> **Given task**
Omit the pictures and print exactly the lines of the listing below, starting at the first and ending at the line containing "const yTicks = [0, 20, 40, 60, 80, 100];".

> **Data shown**
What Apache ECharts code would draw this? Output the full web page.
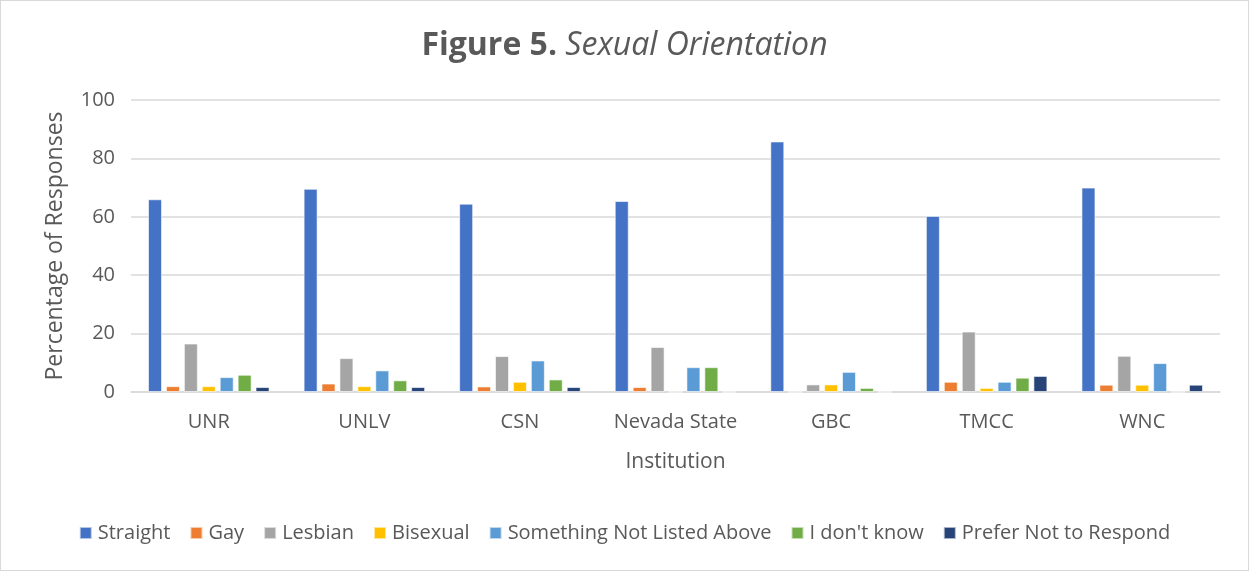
<!DOCTYPE html>
<html>
<head>
<meta charset="utf-8">
<script src="https://cdn.jsdelivr.net/npm/echarts@6/dist/echarts.min.js"></script>
<style>
  html, body { margin: 0; padding: 0; background: #fff; }
  #chart { width: 1247px; height: 569px; border: 1px solid #d9d9d9; }
</style>
</head>
<body>
<div id="chart"></div>
<script>
const institutions = ['UNR', 'UNLV', 'CSN', 'Nevada State', 'GBC', 'TMCC', 'WNC'];
const straight   = [66.0, 69.6, 64.5, 65.4, 85.8, 60.3, 70.0];
const gay        = [2.0, 2.9, 1.9, 1.7, 0, 3.5, 2.5];
const lesbian    = [16.6, 11.6, 12.3, 15.4, 2.6, 20.7, 12.4];
const bisexual   = [2.0, 2.0, 3.5, 0, 2.6, 1.4, 2.5];
const notListed  = [5.1, 7.4, 10.8, 8.5, 6.9, 3.5, 9.9];
const dontKnow   = [5.9, 4.0, 4.3, 8.5, 1.4, 4.9, 0];
const noResponse = [1.7, 1.7, 1.7, 0, 0, 5.5, 2.5];
const yTicks = [0, 20, 40, 60, 80, 100];

const seriesDefs = [
  ['Straight', straight, '#4472C4'],
  ['Gay', gay, '#ED7D31'],
  ['Lesbian', lesbian, '#A5A5A5'],
  ['Bisexual', bisexual, '#FFC000'],
  ['Something Not Listed Above', notListed, '#5B9BD5'],
  ["I don't know", dontKnow, '#70AD47'],
  ['Prefer Not to Respond', noResponse, '#264478']
];

const font = '"Open Sans", Calibri, sans-serif';
const textColor = '#595959';

const chart = echarts.init(document.getElementById('chart'));
chart.setOption({
  animation: false,
  textStyle: { fontFamily: font, color: textColor },
  title: {
    left: 'center',
    top: 24,
    text: '{b|Figure 5. }{i|Sexual Orientation}',
    textStyle: {
      fontWeight: 'normal',
      rich: {
        b: { fontFamily: font, fontSize: 32, fontWeight: 'bold', color: textColor },
        i: { fontFamily: font, fontSize: 32, fontStyle: 'italic', fontWeight: 'normal', color: textColor }
      }
    }
  },
  legend: {
    bottom: 22,
    left: 'center',
    itemWidth: 12,
    itemHeight: 12,
    itemGap: 19,
    icon: 'rect',
    textStyle: { fontFamily: font, fontSize: 20, color: textColor, padding: [0, 0, 0, 1] },
    data: seriesDefs.map(d => d[0])
  },
  grid: { left: 130, right: 28, top: 99, bottom: 178 },
  xAxis: {
    type: 'category',
    data: institutions,
    name: 'Institution',
    nameLocation: 'middle',
    nameGap: 60,
    nameTextStyle: { fontFamily: font, fontSize: 21, color: textColor },
    axisLine: { lineStyle: { color: '#d9d9d9', width: 1.5 } },
    axisTick: { show: false },
    axisLabel: { fontFamily: font, fontSize: 20, color: textColor, margin: 20, interval: 0 }
  },
  yAxis: {
    type: 'value',
    min: yTicks[0],
    max: yTicks[yTicks.length - 1],
    interval: 20,
    name: 'Percentage of Responses',
    nameLocation: 'middle',
    nameGap: 64,
    nameTextStyle: { fontFamily: font, fontSize: 23, color: textColor },
    axisLabel: { fontFamily: font, fontSize: 20, color: textColor, margin: 16 },
    splitLine: { lineStyle: { color: '#d9d9d9', width: 1.5 } },
    axisLine: { show: false },
    axisTick: { show: false }
  },
  series: seriesDefs.map(([name, data, color]) => ({
    name,
    type: 'bar',
    data,
    barWidth: 14,
    barGap: '28%',
    itemStyle: { color, borderColor: 'rgba(255,255,255,0.6)', borderWidth: 1 }
  }))
});
</script>
</body>
</html>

> **Final result**
What Apache ECharts code would draw this? Output the full web page.
<!DOCTYPE html>
<html>
<head>
<meta charset="utf-8">
<script src="https://cdn.jsdelivr.net/npm/echarts@6/dist/echarts.min.js"></script>
<style>
  html, body { margin: 0; padding: 0; background: #fff; }
  #chart { width: 1247px; height: 569px; border: 1px solid #d9d9d9; }
</style>
</head>
<body>
<div id="chart"></div>
<script>
const institutions = ['UNR', 'UNLV', 'CSN', 'Nevada State', 'GBC', 'TMCC', 'WNC'];
const straight   = [66.0, 69.6, 64.5, 65.4, 85.8, 60.3, 70.0];
const gay        = [2.0, 2.9, 1.9, 1.7, 0, 3.5, 2.5];
const lesbian    = [16.6, 11.6, 12.3, 15.4, 2.6, 20.7, 12.4];
const bisexual   = [2.0, 2.0, 3.5, 0, 2.6, 1.4, 2.5];
const notListed  = [5.1, 7.4, 10.8, 8.5, 6.9, 3.5, 9.9];
const dontKnow   = [5.9, 4.0, 4.3, 8.5, 1.4, 4.9, 0];
const noResponse = [1.7, 1.7, 1.7, 0, 0, 5.5, 2.5];
const yTicks = [0, 20, 40, 60, 80, 100];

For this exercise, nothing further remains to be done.